9 May 2025
I write to draw the ANAO’s attention to concerns regarding ASIC’s application of the term “supervising audits of companies” under Regulation 9.2.01(a)(ii) of the Corporations Regulations 2001 and section 1280 of the Corporations Act 2001. In practice, ASIC appears to interpret “supervision” narrowly to mean direct supervision of audit staff, excluding sole practitioners or small-firm auditors who oversee audits without employees. This interpretation is inconsistent with legislative intent and legal precedent.
The Administrative Appeals Tribunal has confirmed that “supervision” is broader than signing audit opinions or directly managing junior audit staff. In Nicholas Guy Birdseye v Australian Securities and Investments Commission, the Tribunal held that supervising audits includes responsibilities such as:
• Planning the audit
• Managing the engagement
• Reviewing audit findings
• Overseeing audit documentation and risk assessments
(Refer: [1126]–[1129] of the decision)
Importantly, this supervisory role encompasses the strategic and technical oversight required to form audit opinions, irrespective of whether subordinate staff are present.
In Re Higham (1987) 5 ACLC 352, the Queensland Supreme Court clarified that audit supervision extends beyond intensive fieldwork and includes:
• Ongoing review of audit strategy
• Liaison with the client
• Periodic review of the entity’s activities
• Resolution of audit-related issues (e.g. accounting treatment in financial statements)
• Preparation of final review notes
This case also recognised that a person may still satisfy the supervision requirement if only 10% of their time is spent on direct audit tasks, provided they exercise continuous oversight and hold overall responsibility for the audit.
Regulation 9.2.01(a)(ii) requires at least 750 hours supervising audits of companies in the 5 years prior to application. This is in addition to the 3000 hours of audit experience under a Registered Company Auditor (RCA) required under reg 9.2.01(a)(i). The term “supervising” must be interpreted in light of the broader auditing responsibilities described in legislation and case law.
Finally, audits of entities with company-like attributes (e.g. large incorporated associations or charities with ASIC-style reporting obligations) have been recognised as substantively equivalent for supervision purposes.

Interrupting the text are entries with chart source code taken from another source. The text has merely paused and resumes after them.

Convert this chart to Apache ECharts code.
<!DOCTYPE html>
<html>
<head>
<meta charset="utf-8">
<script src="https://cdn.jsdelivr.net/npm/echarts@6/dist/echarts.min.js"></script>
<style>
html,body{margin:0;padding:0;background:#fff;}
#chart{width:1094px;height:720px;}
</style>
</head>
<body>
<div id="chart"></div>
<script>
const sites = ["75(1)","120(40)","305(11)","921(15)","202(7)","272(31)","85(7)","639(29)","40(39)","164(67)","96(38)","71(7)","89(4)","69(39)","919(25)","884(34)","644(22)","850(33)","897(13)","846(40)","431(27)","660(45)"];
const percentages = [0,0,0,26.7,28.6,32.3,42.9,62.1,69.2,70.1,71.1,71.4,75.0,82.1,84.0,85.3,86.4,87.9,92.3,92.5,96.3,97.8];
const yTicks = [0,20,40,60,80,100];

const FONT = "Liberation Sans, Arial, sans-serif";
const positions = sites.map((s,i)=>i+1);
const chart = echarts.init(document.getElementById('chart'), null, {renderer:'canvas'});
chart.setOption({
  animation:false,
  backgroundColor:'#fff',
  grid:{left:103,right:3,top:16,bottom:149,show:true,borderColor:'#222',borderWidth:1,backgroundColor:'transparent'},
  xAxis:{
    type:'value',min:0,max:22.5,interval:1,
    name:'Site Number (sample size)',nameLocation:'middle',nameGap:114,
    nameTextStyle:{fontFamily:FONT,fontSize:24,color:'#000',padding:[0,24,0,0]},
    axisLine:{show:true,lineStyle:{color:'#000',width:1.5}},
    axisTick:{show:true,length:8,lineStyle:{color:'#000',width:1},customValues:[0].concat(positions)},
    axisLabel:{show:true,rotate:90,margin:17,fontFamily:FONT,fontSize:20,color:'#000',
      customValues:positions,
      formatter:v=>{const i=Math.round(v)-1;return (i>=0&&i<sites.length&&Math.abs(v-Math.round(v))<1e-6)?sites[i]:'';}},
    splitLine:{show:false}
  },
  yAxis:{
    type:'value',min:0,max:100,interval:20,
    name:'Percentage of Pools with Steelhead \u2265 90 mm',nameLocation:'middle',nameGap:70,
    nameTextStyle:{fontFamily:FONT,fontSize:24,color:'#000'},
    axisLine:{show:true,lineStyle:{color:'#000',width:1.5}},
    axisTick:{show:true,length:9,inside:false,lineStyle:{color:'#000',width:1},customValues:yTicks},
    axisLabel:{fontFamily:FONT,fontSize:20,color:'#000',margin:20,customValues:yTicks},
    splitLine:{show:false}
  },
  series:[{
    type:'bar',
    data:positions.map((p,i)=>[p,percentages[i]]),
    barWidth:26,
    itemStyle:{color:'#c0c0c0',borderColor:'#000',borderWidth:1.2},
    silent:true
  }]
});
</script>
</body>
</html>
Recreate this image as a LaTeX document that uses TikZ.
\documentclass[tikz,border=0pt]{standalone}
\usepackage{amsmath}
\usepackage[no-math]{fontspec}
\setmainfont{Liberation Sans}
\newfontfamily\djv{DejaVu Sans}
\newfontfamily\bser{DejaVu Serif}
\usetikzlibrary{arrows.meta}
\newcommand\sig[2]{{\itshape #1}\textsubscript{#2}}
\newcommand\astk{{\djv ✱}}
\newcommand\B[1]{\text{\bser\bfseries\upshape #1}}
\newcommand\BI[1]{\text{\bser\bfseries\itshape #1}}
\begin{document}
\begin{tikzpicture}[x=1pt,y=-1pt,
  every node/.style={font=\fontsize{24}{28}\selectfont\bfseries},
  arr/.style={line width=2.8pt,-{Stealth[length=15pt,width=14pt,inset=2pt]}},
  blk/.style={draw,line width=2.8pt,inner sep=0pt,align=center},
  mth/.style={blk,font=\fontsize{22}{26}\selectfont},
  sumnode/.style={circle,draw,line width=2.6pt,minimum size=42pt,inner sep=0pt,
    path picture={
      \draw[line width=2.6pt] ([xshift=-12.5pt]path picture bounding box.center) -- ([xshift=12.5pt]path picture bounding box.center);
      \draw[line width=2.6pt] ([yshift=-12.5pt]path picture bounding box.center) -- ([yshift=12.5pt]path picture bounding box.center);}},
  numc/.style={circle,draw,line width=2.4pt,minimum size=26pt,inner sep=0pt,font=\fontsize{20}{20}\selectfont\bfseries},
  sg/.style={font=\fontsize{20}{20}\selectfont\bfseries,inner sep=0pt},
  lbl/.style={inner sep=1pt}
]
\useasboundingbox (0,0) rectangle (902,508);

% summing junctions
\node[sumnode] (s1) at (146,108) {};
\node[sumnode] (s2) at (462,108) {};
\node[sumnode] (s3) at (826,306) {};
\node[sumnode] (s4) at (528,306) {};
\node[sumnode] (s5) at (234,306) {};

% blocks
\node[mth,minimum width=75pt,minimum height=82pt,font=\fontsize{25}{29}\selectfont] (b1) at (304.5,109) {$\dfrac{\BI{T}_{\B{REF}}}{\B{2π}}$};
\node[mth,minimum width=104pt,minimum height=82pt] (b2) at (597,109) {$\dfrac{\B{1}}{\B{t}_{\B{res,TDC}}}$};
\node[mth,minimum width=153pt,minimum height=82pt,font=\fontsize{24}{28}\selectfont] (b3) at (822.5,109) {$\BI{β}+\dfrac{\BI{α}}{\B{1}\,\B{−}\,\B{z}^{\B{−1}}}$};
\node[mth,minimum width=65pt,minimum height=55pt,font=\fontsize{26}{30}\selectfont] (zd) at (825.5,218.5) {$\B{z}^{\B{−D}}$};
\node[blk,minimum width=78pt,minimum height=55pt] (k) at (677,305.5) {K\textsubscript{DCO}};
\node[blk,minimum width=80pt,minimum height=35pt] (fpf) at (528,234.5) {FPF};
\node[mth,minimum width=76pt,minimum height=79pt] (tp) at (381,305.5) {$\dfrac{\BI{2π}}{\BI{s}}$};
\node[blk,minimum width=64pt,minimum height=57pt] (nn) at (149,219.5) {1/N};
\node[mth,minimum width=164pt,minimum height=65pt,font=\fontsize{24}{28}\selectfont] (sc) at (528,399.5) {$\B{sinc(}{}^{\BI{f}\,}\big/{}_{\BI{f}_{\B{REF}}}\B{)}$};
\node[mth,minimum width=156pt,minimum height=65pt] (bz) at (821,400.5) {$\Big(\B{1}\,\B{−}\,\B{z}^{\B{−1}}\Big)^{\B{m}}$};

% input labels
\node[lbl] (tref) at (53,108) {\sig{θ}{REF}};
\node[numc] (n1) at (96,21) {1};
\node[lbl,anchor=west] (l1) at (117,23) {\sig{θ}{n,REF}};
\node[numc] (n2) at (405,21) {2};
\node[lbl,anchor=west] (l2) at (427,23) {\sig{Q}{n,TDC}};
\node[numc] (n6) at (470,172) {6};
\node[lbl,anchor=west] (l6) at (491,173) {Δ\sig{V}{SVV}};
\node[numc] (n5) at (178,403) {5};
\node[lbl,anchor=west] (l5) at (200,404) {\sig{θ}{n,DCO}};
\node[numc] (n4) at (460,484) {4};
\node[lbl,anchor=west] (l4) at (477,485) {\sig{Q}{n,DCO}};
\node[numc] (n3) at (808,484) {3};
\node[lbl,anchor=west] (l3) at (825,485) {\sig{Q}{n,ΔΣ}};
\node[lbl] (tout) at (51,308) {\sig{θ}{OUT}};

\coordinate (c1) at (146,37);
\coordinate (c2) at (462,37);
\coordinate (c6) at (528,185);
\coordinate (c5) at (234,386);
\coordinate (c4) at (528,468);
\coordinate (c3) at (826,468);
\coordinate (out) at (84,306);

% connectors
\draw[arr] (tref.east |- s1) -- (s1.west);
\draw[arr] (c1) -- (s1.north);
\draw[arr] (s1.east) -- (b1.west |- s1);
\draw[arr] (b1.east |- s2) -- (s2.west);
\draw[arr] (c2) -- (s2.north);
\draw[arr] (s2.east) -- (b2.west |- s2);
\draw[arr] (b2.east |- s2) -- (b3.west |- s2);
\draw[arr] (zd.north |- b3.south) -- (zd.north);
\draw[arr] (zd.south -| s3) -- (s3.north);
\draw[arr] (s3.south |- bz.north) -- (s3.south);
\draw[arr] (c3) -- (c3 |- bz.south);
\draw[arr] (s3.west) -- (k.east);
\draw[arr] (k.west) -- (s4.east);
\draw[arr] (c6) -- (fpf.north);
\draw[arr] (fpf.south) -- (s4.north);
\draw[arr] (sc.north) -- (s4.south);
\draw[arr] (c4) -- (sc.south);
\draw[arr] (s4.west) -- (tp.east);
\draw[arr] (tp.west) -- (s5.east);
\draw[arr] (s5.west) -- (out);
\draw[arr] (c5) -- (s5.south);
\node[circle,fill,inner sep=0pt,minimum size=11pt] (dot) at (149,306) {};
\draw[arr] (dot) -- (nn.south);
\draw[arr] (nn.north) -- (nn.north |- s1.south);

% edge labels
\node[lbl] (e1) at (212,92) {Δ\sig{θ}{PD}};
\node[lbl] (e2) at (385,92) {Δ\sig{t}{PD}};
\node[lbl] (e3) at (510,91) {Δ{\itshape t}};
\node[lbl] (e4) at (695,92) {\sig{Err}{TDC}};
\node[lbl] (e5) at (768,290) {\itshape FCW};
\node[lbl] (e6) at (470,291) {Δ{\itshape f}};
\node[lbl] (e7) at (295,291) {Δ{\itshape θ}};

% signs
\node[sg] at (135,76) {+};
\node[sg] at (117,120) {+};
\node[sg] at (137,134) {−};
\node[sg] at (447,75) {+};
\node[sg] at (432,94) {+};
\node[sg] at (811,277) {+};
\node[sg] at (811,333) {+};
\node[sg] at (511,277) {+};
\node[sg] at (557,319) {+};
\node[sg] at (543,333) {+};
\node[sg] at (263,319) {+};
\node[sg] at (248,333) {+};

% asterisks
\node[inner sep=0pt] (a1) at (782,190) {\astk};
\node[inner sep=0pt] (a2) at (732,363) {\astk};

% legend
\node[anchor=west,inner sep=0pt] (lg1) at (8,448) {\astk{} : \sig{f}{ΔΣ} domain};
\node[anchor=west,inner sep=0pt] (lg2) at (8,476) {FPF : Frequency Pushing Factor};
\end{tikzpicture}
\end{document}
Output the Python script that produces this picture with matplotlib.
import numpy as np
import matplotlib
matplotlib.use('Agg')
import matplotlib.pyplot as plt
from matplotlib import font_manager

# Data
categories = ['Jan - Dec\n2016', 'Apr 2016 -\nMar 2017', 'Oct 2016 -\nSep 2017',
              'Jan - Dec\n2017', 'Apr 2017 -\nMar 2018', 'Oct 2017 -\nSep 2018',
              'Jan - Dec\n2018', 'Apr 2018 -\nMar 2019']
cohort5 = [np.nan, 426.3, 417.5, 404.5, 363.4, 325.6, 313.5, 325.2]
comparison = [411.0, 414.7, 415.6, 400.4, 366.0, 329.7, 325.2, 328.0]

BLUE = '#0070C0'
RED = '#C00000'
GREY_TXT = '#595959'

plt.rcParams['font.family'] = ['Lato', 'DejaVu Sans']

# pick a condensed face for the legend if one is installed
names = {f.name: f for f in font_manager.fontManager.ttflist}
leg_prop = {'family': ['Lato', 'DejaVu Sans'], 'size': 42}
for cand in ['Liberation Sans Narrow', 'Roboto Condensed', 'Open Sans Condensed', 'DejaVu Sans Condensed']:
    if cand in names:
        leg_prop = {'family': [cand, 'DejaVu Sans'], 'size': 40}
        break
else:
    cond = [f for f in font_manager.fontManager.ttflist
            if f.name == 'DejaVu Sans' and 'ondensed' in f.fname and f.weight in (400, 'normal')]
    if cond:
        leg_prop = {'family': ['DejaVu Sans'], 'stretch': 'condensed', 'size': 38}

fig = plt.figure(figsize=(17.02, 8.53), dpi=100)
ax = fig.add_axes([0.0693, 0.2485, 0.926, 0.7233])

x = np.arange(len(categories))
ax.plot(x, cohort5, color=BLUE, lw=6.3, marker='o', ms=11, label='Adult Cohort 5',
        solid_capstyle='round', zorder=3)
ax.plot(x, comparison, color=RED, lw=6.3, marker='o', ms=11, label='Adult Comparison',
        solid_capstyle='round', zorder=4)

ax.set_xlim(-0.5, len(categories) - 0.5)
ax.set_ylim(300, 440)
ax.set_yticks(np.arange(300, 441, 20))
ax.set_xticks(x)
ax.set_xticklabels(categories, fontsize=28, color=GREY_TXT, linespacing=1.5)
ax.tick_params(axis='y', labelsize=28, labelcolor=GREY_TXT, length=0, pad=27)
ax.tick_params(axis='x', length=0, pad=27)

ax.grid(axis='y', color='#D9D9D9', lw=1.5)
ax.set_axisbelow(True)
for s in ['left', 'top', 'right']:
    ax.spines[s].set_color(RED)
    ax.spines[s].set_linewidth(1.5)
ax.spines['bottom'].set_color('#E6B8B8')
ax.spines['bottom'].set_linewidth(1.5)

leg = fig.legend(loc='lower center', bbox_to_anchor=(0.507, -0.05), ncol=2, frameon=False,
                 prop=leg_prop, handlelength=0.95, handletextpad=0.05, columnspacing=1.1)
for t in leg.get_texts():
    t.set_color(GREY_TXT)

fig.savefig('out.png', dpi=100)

Therefore, ASIC’s refusal to recognise audit supervision conducted by sole practitioners or non-employer auditors is inconsistent with legislative standards and judicial interpretation. I respectfully submit that the ANAO recommend that ASIC align its assessment framework with the definitions established in Birdseye, Re Higham, and the Corporations Regulations, and recognise the full scope of audit supervision, including planning, engagement oversight, and technical review—even in the absence of subordinate staff.